Greater self-sufficiency is another strategy for addressing food system problems. Recent political conflicts and extreme weather events have dramatically illustrated the risks of an overreliance on imports, particularly for food and agricultural inputs. These disruptions have substantially contributed to rising prices, and in some cases shortages, for products that include fertilizers, wheat and sunflower oil. Most local food provision networks are supplied by small-scale food producers, but just 2% of published agricultural research offers solutions that are appropriate for this scale24. In addition, government payments tend to disproportionately flow to the largest producers, such as the top 20% of farmers typically receiving more than 80% of funds in agricultural subsidy programmes in the United States25.

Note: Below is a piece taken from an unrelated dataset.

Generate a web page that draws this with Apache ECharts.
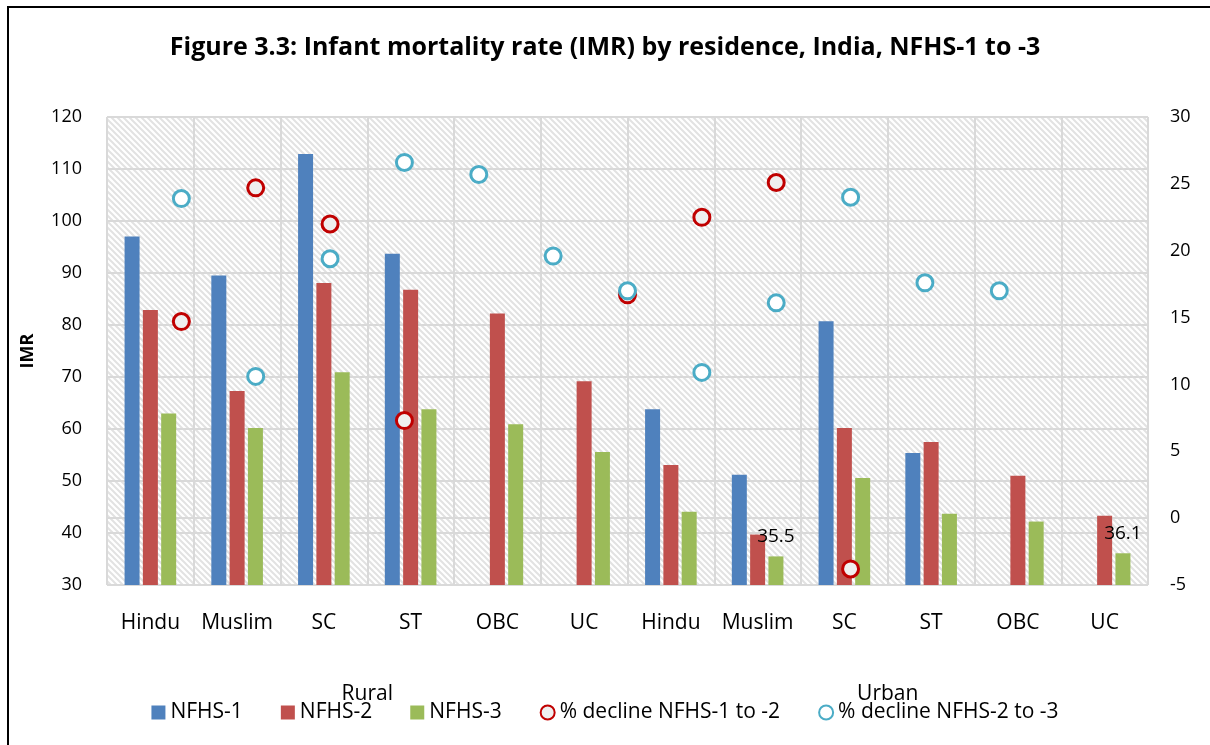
<!DOCTYPE html>
<html>
<head>
<meta charset="utf-8">
<script src="https://cdn.jsdelivr.net/npm/echarts@6/dist/echarts.min.js"></script>
<style>
  html, body { margin: 0; padding: 0; background: #fff; }
  #chart { width: 1210px; height: 745px; }
</style>
</head>
<body>
<div id="chart"></div>
<script>
// categories (two levels)
var groups = ["Rural", "Urban"];
var categories = ["Hindu", "Muslim", "SC", "ST", "OBC", "UC",
                  "Hindu", "Muslim", "SC", "ST", "OBC", "UC"];

// IMR values
var nfhs1 = [97.0, 89.5, 112.9, 93.7, null, null, 63.8, 51.2, 80.7, 55.4, null, null];
var nfhs2 = [82.9, 67.3, 88.1, 86.8, 82.2, 69.2, 53.1, 39.7, 60.2, 57.5, 51.0, 43.3];
var nfhs3 = [63.0, 60.2, 70.9, 63.8, 60.9, 55.6, 44.1, 35.5, 50.6, 43.7, 42.2, 36.1];

// % decline (right axis)
var decline12 = [14.7, 24.7, 22.0, 7.3, null, null, 16.7, 22.5, 25.1, -3.8, null, null];
var decline23 = [23.9, 10.6, 19.4, 26.6, 25.7, 19.6, 17.0, 10.9, 16.1, 24.0, 17.6, 17.0];

// only these NFHS-3 bars carry a value label
var labelledIdx = [7, 11];

var font = "'Open Sans', Lato, sans-serif";

// diagonal hatch for the plot area
function makeHatch() {
    var c = document.createElement("canvas");
    c.width = 6; c.height = 6;
    var ctx = c.getContext("2d");
    ctx.fillStyle = "#ffffff";
    ctx.fillRect(0, 0, 6, 6);
    ctx.strokeStyle = "#e2e2e2";
    ctx.lineWidth = 2;
    ctx.beginPath();
    ctx.moveTo(-1, -1); ctx.lineTo(7, 7);
    ctx.moveTo(-4, 2); ctx.lineTo(2, 8);
    ctx.moveTo(2, -4); ctx.lineTo(8, 2);
    ctx.stroke();
    return c;
}

function toPoints(arr) {
    var out = [];
    arr.forEach(function (v, i) {
        if (v !== null) out.push([i + 1, v]);
    });
    return out;
}

var nfhs3Data = nfhs3.map(function (v, i) {
    if (labelledIdx.indexOf(i) >= 0) {
        return { value: v, label: { show: true } };
    }
    return v;
});

var gridColor = "#d9d9d9";

var option = {
    animation: false,
    textStyle: { fontFamily: font },
    title: {
        text: "Figure 3.3: Infant mortality rate (IMR) by residence, India, NFHS-1 to -3",
        left: "center",
        top: 30,
        textStyle: { fontSize: 25, fontWeight: "bold", color: "#000", fontFamily: font }
    },
    graphic: [{
        type: "rect",
        shape: { x: 8, y: 7, width: 1300, height: 800 },
        style: { fill: null, stroke: "#000", lineWidth: 2 },
        silent: true
    }],
    legend: {
        top: 697,
        left: "center",
        itemWidth: 14,
        itemHeight: 14,
        itemGap: 38,
        textStyle: { fontSize: 21, color: "#000", fontFamily: font },
        data: [
            { name: "NFHS-1", icon: "rect" },
            { name: "NFHS-2", icon: "rect" },
            { name: "NFHS-3", icon: "rect" },
            { name: "% decline NFHS-1 to -2", icon: "circle" },
            { name: "% decline NFHS-2 to -3", icon: "circle" }
        ]
    },
    grid: {
        left: 107,
        right: 62,
        top: 117,
        bottom: 160,
        show: true,
        borderWidth: 0,
        backgroundColor: { image: makeHatch(), repeat: "repeat" }
    },
    xAxis: [{
        type: "category",
        data: categories,
        position: "bottom",
        axisLine: { lineStyle: { color: gridColor, width: 2 } },
        axisTick: { interval: 0, length: 70, lineStyle: { color: gridColor, width: 2 } },
        axisLabel: { interval: 0, margin: 28, fontSize: 21, color: "#000", fontFamily: font },
        splitLine: { show: true, interval: 0, lineStyle: { color: gridColor, width: 2 } }
    }, {
        type: "category",
        data: groups,
        position: "bottom",
        offset: 0,
        axisLine: { show: false },
        axisTick: { interval: 0, length: 139, lineStyle: { color: gridColor, width: 2 } },
        axisLabel: { interval: 0, margin: 99, fontSize: 21, color: "#000", fontFamily: font },
        splitLine: { show: false }
    }, {
        type: "value",
        min: 0,
        max: 14,
        show: false
    }],
    yAxis: [{
        type: "value",
        min: 30,
        max: 120,
        interval: 10,
        name: "IMR",
        nameLocation: "middle",
        nameGap: 70,
        nameTextStyle: { fontSize: 18, fontWeight: "bold", color: "#000", fontFamily: font },
        axisLine: { show: false },
        axisTick: { show: false },
        axisLabel: { margin: 25, fontSize: 18, color: "#000", fontFamily: font },
        splitLine: { show: true, lineStyle: { color: gridColor, width: 2 } }
    }, {
        type: "value",
        min: -5,
        max: 30,
        interval: 5,
        position: "right",
        axisLine: { show: false },
        axisTick: { show: false },
        axisLabel: { margin: 22, fontSize: 18, color: "#000", fontFamily: font },
        splitLine: { show: false }
    }],
    series: [{
        name: "NFHS-1",
        type: "bar",
        xAxisIndex: 0,
        yAxisIndex: 0,
        barWidth: 15,
        barGap: "22%",
        itemStyle: { color: "#4F81BD" },
        data: nfhs1
    }, {
        name: "NFHS-2",
        type: "bar",
        xAxisIndex: 0,
        yAxisIndex: 0,
        barWidth: 15,
        barGap: "22%",
        itemStyle: { color: "#C0504D" },
        data: nfhs2
    }, {
        name: "NFHS-3",
        type: "bar",
        xAxisIndex: 0,
        yAxisIndex: 0,
        barWidth: 15,
        barGap: "22%",
        itemStyle: { color: "#9BBB59" },
        label: {
            show: false,
            position: "top",
            distance: 10,
            fontSize: 19,
            color: "#000",
            fontFamily: font
        },
        data: nfhs3Data
    }, {
        name: "% decline NFHS-1 to -2",
        type: "scatter",
        xAxisIndex: 2,
        yAxisIndex: 1,
        symbol: "circle",
        symbolSize: 16,
        itemStyle: { color: "#efefef", borderColor: "#C00000", borderWidth: 3, opacity: 1 },
        data: toPoints(decline12)
    }, {
        name: "% decline NFHS-2 to -3",
        type: "scatter",
        xAxisIndex: 2,
        yAxisIndex: 1,
        symbol: "circle",
        symbolSize: 16,
        itemStyle: { color: "#ffffff", borderColor: "#4BACC6", borderWidth: 3, opacity: 1 },
        data: toPoints(decline23)
    }]
};

var myChart = echarts.init(document.getElementById("chart"));
myChart.setOption(option);
</script>
</body>
</html>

Moving beyond speculative technologies

Capital-intensive technologies that are still in development make bold and even dubious claims in their efforts to attract investors and public subsidies. Part of their appeal is the possibility of avoiding engagement with more fundamental political and economic power asymmetries. Another factor is that they are promoted by a small number of politically influential actors who stand to gain the most if they are effective in achieving wide commercialization. These groups are often more effective than limited resource organizations in influencing media coverage and policymakers, such as the overwhelmingly positive portrayals of cellular agriculture in prominent media outlets so far7.

Failure to recognize and counter these biases is likely to lock-in current trends that exacerbate food system problems, particularly by increasing concentrations of power. Although it will certainly be politically challenging to implement, public funding for efforts that primarily benefit dominant firms should be dismantled. Where possible, these funds should be redirected towards more democratic initiatives, including for technologies that have the potential to be more widely distributed and deployed immediately, such as agroecology and integrated multi-trophic aquaculture. Research and policy changes in the future should devote more attention to better established approaches to transforming food systems, particularly those that benefit diverse constituencies, rather than those that are more speculative, opaque and easily monopolized.